An Anchorage, Alaska, man who attended one of the seminars wrote to me objecting to the approach taken by the speakers.

"Charges," he wrote, "were made at every opportunity against most liberal activities on university campuses and at one point condemnations were made of what were referred to as 'skeptical congressional powers.' Outbursts of applause followed charged comments about social disruption and personal testimonials were made by the civilians on the floor of the auditorium after the speakers had effectively silenced a man asking about disarmament. At several points what could be called nothing else but 'scare tactics' were used to intimate that long lead [preparation] time considerations necessitated immediately the increase of our nuclear arsenal and strategic bomber squadrons. The C-5-A cost overruns were pooh-poohed as 'just one of those things'.... The seminar did suggest one important thing to me. The greatest threat to American national security is the American Military Establishment and the no-holds-barred type of logic it uses to justify its zillion dollar existence."

p43
The military's "education" activities are but a small part of the total effort the Department of Defense expends on the citizenry.

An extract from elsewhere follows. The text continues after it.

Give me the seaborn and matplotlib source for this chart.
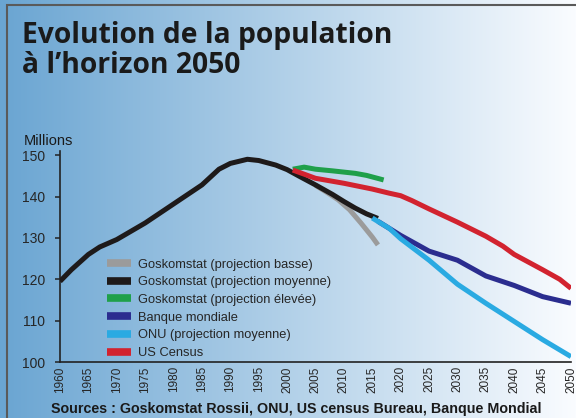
import numpy as np
import pandas as pd
import matplotlib
matplotlib.use("Agg")
import matplotlib.pyplot as plt
import seaborn as sns
from matplotlib.lines import Line2D
from matplotlib.patches import Rectangle

# historique + Goskomstat (projection moyenne)
moy_years = [1960, 1962, 1965, 1967, 1970, 1975, 1980, 1985, 1988, 1990, 1993,
             1995, 1998, 2000, 2002, 2005, 2008, 2010, 2012, 2014, 2016]
moy_vals = [119.5, 122.3, 126.0, 127.8, 129.6, 133.6, 138.2, 142.8, 146.6, 148.0, 149.0,
            148.7, 147.6, 146.5, 145.0, 142.8, 140.5, 138.8, 137.2, 135.8, 134.7]

basse_years = [2005, 2007, 2009, 2011, 2013, 2015, 2016]
basse_vals = [142.7, 141.0, 139.2, 136.8, 133.6, 130.2, 128.3]

haute_years = [2001, 2003, 2005, 2008, 2012, 2014, 2017]
haute_vals = [146.6, 147.1, 146.6, 146.2, 145.6, 145.1, 144.0]

bm_years = [2016, 2018, 2020, 2025, 2030, 2035, 2040, 2045, 2050]
bm_vals = [134.0, 132.3, 130.6, 126.8, 124.6, 120.8, 118.5, 115.8, 114.2]

onu_years = [2015, 2018, 2020, 2025, 2030, 2035, 2040, 2045, 2050]
onu_vals = [134.8, 132.3, 129.8, 124.6, 118.8, 114.2, 109.8, 105.4, 101.3]

usc_years = [2001, 2005, 2010, 2015, 2018, 2020, 2022, 2025, 2030, 2035, 2038, 2040, 2045, 2048, 2050]
usc_vals = [146.4, 144.4, 143.2, 141.8, 140.8, 140.2, 139.0, 137.0, 133.8, 130.4, 128.0,
            126.0, 122.3, 120.0, 117.8]

series = [
    ("Goskomstat (projection basse)", basse_years, basse_vals, "#9b9b9b"),
    ("Goskomstat (projection moyenne)", moy_years, moy_vals, "#1e1a1a"),
    ("Goskomstat (projection élevée)", haute_years, haute_vals, "#1fa04a"),
    ("Banque mondiale", bm_years, bm_vals, "#2b2d8f"),
    ("ONU (projection moyenne)", onu_years, onu_vals, "#2aaae2"),
    ("US Census", usc_years, usc_vals, "#d2232f"),
]
draw_order = [0, 4, 3, 2, 5, 1]

x_ticks = list(range(1960, 2051, 5))
y_ticks = [100, 110, 120, 130, 140, 150]

sns.set_style("ticks")
plt.rcParams['font.family'] = ['Liberation Sans', 'DejaVu Sans']

fig = plt.figure(figsize=(5.76, 4.18), dpi=100)

# fond en degrade
bg = fig.add_axes([0, 0, 1, 1], zorder=0)
grad = np.linspace(0, 1, 256)
left = np.array([106, 165, 210]) / 255
right = np.array([250, 252, 255]) / 255
img = left[None, :] * (1 - grad[:, None]) + right[None, :] * grad[:, None]
bg.imshow(img[None, :, :], aspect='auto', extent=[0, 1, 0, 1])
bg.add_patch(Rectangle((7 / 576, -0.1), 1.2, 1 - 5 / 418 + 0.1, fill=False,
                       edgecolor='#5a5a5a', linewidth=1.5))
bg.set_xlim(0, 1)
bg.set_ylim(0, 1)
bg.axis('off')

ax = fig.add_axes([60 / 576, 1 - 362 / 418, 511 / 576, 211 / 418], zorder=1)
ax.patch.set_alpha(0)

for i in draw_order:
    name, xs, ys, col = series[i]
    df = pd.DataFrame({"annee": xs, "pop": ys})
    sns.lineplot(data=df, x="annee", y="pop", color=col, linewidth=3.6,
                 ax=ax, solid_capstyle='butt', zorder=2 + i)

ax.set_xlim(1960, 2050)
ax.set_ylim(100, 151)
ax.set_xticks(x_ticks)
ax.set_xticklabels([str(t) for t in x_ticks], rotation=90, fontsize=8.5)
ax.set_yticks(y_ticks)
ax.set_yticklabels([str(t) for t in y_ticks], fontsize=10)
ax.set_xlabel("")
ax.set_ylabel("")
sns.despine(ax=ax)
for s in ['left', 'bottom']:
    ax.spines[s].set_color('#222222')
    ax.spines[s].set_linewidth(1.2)
ax.tick_params(axis='y', length=3.6, width=1.1, color='#222222', pad=7)
ax.tick_params(axis='x', length=0, pad=3)

handles = [Line2D([0], [0], color=c, linewidth=5.5, solid_capstyle='butt') for _, _, _, c in series]
labels = [n for n, _, _, _ in series]
leg = ax.legend(handles, labels, loc='upper left', bbox_to_anchor=(0.080, 0.521),
                frameon=False, fontsize=9.3, handlelength=1.8, handletextpad=0.55,
                labelspacing=0.44, borderpad=0)

title_font = ['Open Sans', 'DejaVu Sans']
fig.text(22 / 576, 1 - 43 / 418, "Evolution de la population", fontsize=20.3,
         fontweight='bold', color='#1a1a1a', va='baseline', family=title_font)
fig.text(22 / 576, 1 - 73 / 418, "à l\u2019horizon 2050", fontsize=20.3,
         fontweight='bold', color='#1a1a1a', va='baseline', family=title_font)
fig.text(24 / 576, 1 - 145 / 418, "Millions", fontsize=10.5, color='#1a1a1a', va='baseline')
fig.text(51 / 576, 1 - 413 / 418,
         "Sources : Goskomstat Rossii, ONU, US census Bureau, Banque Mondial",
         fontsize=10.25, fontweight='bold', color='#1a1a1a', va='baseline')

fig.savefig("out.png", dpi=100)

Like any organization of high visibility, it has to worry about "community relations." The presence of large military installations and large numbers of military personnel in populated localities naturally cause day-to-day problems with local governments and local residents for, whatever economic advantage may accrue due to the presence of the military near a community, the demands put upon them are burdensome. Community relations programs obviously are necessary. But, as with so many of its activities, the Defense Department carries "community relations" far beyond what would seem to be necessary. Possibly it does so because of the normal panache of the military, but the more likely reason is the enormous resources at its disposal.

The Pentagon can pick up a town's leading citizens and fly them to Florida or California. It can provide generals and admirals whose names make the headlines as speakers for the local Kiwanis Club or Chamber of Commerce. Military units and bands and color guards are available for celebrations. Skydiving paratroopers can enliven the county fair. Towns with deep water harbors can be visited by impressive Navy ships, open to public visiting. Local high schools can have ROTC units equipped and supported. And all at no expense to the local citizen-except in his tax bill.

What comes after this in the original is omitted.